Now, her organization is almost a victim of its own success: As youth-incarceration rates are halved in a matter of years and the state looks for ways to save money, the organizations dealing with imprisoned youth are seeing cutbacks of their own.

"Certainly, we've had some very significant cuts," Ms. Townsend said, "but the investment in education and re-entry stays."

Australia

For more than two decades, youth-incarceration rates in Australia trended in one direction: down.

That started to change about four years ago, when the trend was reversed and the number of young people being put in custody rose - by as much as 40 per cent over two years in one state.
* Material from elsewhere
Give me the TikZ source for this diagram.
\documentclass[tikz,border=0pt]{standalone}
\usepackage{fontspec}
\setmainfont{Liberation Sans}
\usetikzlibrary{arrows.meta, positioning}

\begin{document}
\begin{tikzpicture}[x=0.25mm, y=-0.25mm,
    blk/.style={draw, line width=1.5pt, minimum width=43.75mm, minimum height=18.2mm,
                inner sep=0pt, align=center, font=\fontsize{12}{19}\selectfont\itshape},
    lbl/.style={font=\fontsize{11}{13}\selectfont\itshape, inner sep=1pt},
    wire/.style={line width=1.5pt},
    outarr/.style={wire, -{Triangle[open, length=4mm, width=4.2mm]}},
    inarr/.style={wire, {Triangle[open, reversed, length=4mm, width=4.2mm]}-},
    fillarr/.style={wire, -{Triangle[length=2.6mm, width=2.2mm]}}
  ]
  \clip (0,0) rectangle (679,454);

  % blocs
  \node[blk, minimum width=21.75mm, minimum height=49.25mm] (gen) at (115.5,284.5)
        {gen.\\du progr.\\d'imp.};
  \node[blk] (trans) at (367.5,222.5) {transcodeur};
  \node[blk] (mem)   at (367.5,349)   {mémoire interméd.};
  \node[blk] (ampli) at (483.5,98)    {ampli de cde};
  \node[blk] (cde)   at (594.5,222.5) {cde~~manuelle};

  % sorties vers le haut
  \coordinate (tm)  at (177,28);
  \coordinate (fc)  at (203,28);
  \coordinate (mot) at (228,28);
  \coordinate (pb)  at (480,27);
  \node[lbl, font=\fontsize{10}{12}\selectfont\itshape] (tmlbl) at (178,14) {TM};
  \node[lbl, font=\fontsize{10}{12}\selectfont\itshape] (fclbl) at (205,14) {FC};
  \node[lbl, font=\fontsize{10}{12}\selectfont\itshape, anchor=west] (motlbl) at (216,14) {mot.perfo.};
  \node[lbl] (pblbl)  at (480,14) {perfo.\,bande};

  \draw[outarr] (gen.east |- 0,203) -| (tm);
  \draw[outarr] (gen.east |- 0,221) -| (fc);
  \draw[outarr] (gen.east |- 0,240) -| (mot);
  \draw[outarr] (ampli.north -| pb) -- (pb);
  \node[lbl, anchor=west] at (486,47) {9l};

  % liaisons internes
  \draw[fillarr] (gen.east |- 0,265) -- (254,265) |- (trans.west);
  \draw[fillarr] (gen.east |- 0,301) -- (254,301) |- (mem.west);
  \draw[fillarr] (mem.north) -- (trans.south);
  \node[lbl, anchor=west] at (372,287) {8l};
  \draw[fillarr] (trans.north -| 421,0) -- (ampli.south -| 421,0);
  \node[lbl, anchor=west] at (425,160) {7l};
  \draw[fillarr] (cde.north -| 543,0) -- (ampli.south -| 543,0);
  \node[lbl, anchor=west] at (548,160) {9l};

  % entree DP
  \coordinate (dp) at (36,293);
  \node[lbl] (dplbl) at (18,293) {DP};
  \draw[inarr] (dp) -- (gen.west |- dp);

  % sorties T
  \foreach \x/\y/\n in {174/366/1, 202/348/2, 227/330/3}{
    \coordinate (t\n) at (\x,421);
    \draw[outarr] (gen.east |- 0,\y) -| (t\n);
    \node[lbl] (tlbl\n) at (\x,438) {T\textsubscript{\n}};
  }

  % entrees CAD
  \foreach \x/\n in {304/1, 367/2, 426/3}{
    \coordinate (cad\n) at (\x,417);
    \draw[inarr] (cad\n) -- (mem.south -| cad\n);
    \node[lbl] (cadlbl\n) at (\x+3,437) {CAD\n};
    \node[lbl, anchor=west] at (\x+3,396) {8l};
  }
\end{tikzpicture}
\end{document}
This spring the government of New South Wales responded to consternation over rising rates of teens locked up by pledging to review the Bail Act, a law critics point to as a major factor in sending more youth to jail since it was last amended in 2007.

The Bail Act, a product of Australia's most-populous state, was supposed to crack down on offenders of all ages who'd been dodging bail or breaching conditions. But it had the unintended result of sending youth-incarceration rates soaring, especially for teens awaiting trial.

Now, the state's premier has vowed to change that.

"There's been a lot of outcry," said Kelly Richards, a senior researcher with the Australian Institute of Criminology. "It's been identified as a big problem given that detention is supposed to be the last resort. Obviously, it's not quite, perhaps, being used as it should be."